- Battle of Kut (2003): Part of the 2003 invasion of Iraq
| Date | April 3–4, 2003 |
| Location | Kut, Iraq |
| Result | U.S. victory |

Belligerents
- United States: Iraq

Commanders and leaders
- Col. Joe W. Dowdy: Saleh Hammadi Salmani Mohammad Ibrahim Sulaiman

Units involved
- Part of the 1st Marine Division: Numerous elements of the Medina division and the Baghdad Division

Strength
- Unspecified: 2,500-3,000 men

Casualties and losses
- 1 Marine killed ~12 wounded At least 1 ACE truck destroyed: Many T-62 tanks, APC's, and Mk83's destroyed At least 150–250 killed and nearly a thousand wounded 2,000–2,500 captured

= Battle of Kut (2003) =

Iraq War battle

The Battle of Kut was an armed confrontation between elements of the United States military and Iraqi forces during the 2003 invasion of Iraq.

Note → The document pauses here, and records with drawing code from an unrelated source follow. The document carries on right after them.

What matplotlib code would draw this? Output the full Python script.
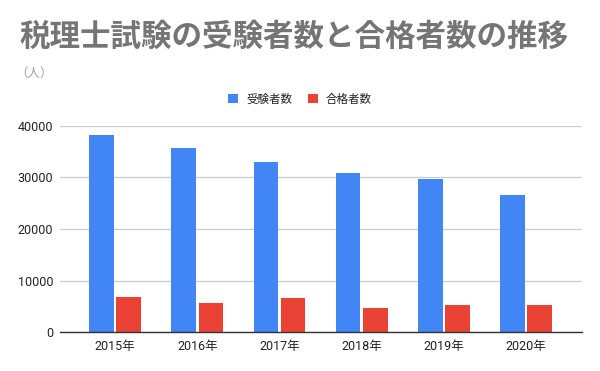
import numpy as np
import matplotlib
matplotlib.use('Agg')
import matplotlib.pyplot as plt

plt.rcParams['font.family'] = ['Roboto', 'Noto Sans CJK JP', 'DejaVu Sans']

years = ['2015年', '2016年', '2017年', '2018年', '2019年', '2020年']
examinees = [38175, 35749, 32974, 30850, 29779, 26673]
passers = [6800, 5700, 6600, 4700, 5300, 5300]
series_names = ['受験者数', '合格者数']
colors = ['#4285f4', '#ea4335']

fig = plt.figure(figsize=(6, 3.71), dpi=100, facecolor='white')
ax = fig.add_axes([60/600, 1 - 332/371, 522/600, 206/371])

x = np.arange(len(years))
w = 0.30
off = 0.165
ax.bar(x - off, examinees, w, color=colors[0], label=series_names[0], zorder=3)
ax.bar(x + off, passers, w, color=colors[1], label=series_names[1], zorder=3)

ax.set_xlim(-0.67, 5.68)
ax.set_ylim(0, 40000)
ax.set_yticks([0, 10000, 20000, 30000, 40000])
ax.set_yticklabels(['0', '10000', '20000', '30000', '40000'])
ax.set_xticks(x)
ax.set_xticklabels(years)
ax.tick_params(axis='both', length=0, labelsize=9, colors='#222222', pad=6)
ax.tick_params(axis='y', pad=5)
ax.grid(axis='y', color='#cccccc', linewidth=0.9, zorder=0)
for s in ['top', 'right', 'left']:
    ax.spines[s].set_visible(False)
ax.spines['bottom'].set_color('#333333')
ax.spines['bottom'].set_linewidth(1.0)
ax.spines['bottom'].set_zorder(4)

fig.text(19/600, 1 - 37/371, '税理士試験の受験者数と合格者数の推移', fontsize=22,
         fontweight='bold', color='#757575', va='center', ha='left',
         family=['Noto Sans CJK JP'])
fig.text(15/600, 1 - 73/371, '（人）', fontsize=9, color='#9e9e9e', va='center', ha='left',
         family=['Noto Sans CJK JP'])

leg = fig.legend(loc='center', bbox_to_anchor=(0.5, 1 - 99/371), ncol=2, frameon=False,
                 fontsize=8.3, handlelength=0.85, handleheight=0.85, handletextpad=0.7,
                 columnspacing=1.4)
for t in leg.get_texts():
    t.set_color('#222222')

fig.savefig('out.png', dpi=100, facecolor='white')
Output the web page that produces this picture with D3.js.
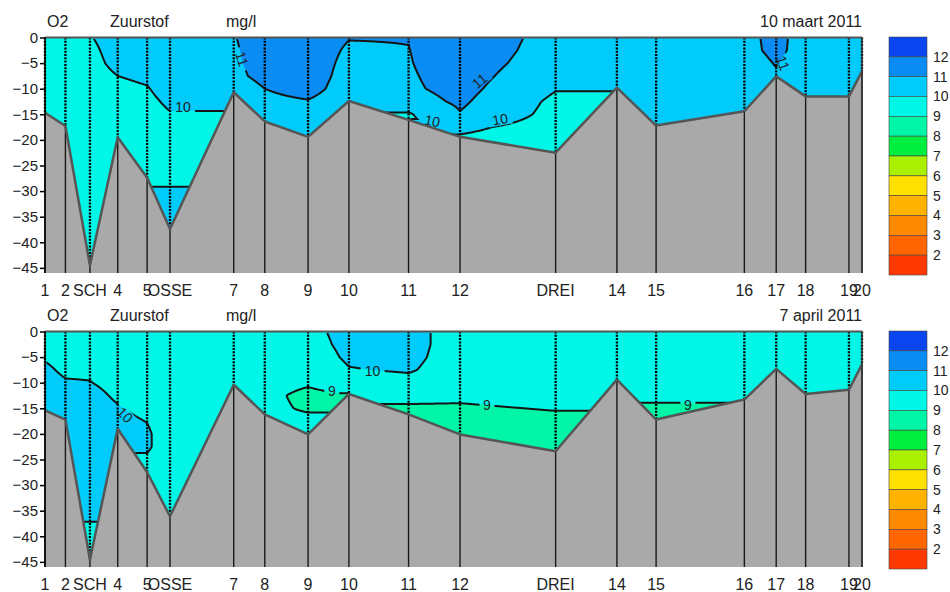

Before the 2003 invasion, Kut was home to an Iraqi airfield and suspected chemical weapons plant, thus making it an important target during the invasion. Kut lay in the way of the planned Coalition advance to Baghdad.

== Battle ==
On April 3, 2003, the 1st Marine Division reached the outskirts of Kut, and broadcast a warning to the Iraqi defenders there, ordering them to surrender by 0700 GMT. The deadline passed with no response, and the US launched their assault on Kut.

On April 3, several US military units advanced into Kut, meeting little resistance until they closed in within 1,000 yards of their objectives. At that point, Iraqi soldiers and irregulars opened fire with small arms and RPGs. Fearing a close-quartered urban battle, the US forces remained on the outskirts of the city, returning fire and killing many defenders. Numerous air strikes, including a B-52 strike, were launched on the Iraqi defenses. Numerous GBU-16 bombs were dropped from US warplanes, destroying many Iraqi T-62 tanks, BMPs, and support vehicles.

On the ground, American soldiers were briefly pinned down by gunfire from an Iraqi bunker, where numerous Iraqi infantry had gathered. The gunfire was answered by numerous tank rounds and heavy machine gun fire, and after four hours the bunker's defenders had been killed, injured, or captured. One US Marine, Corporal Mark Evnin, was killed during the battle when he was mortally wounded by Iraqi machine gun fire.

In a last attempt to drive off the attackers, Iraqi soldiers attempted to charge the American tanks with small arms and machine guns, but were cut down by American tank fire, and the 1st Marine Division advanced into Kut. After capturing the city and its bridges, Kut was effectively under US control. Several militants of the Fedayeen Saddam continued to hold out within isolated pockets in the city, but no major Iraqi forces now opposed the American drive into Baghdad.

American losses during the battle numbered at least 1 dead, about a dozen wounded, and 1 ACE truck destroyed. Iraqi losses are unclear, but were described as "heavy", with at least 150–250 killed and nearly a thousand wounded.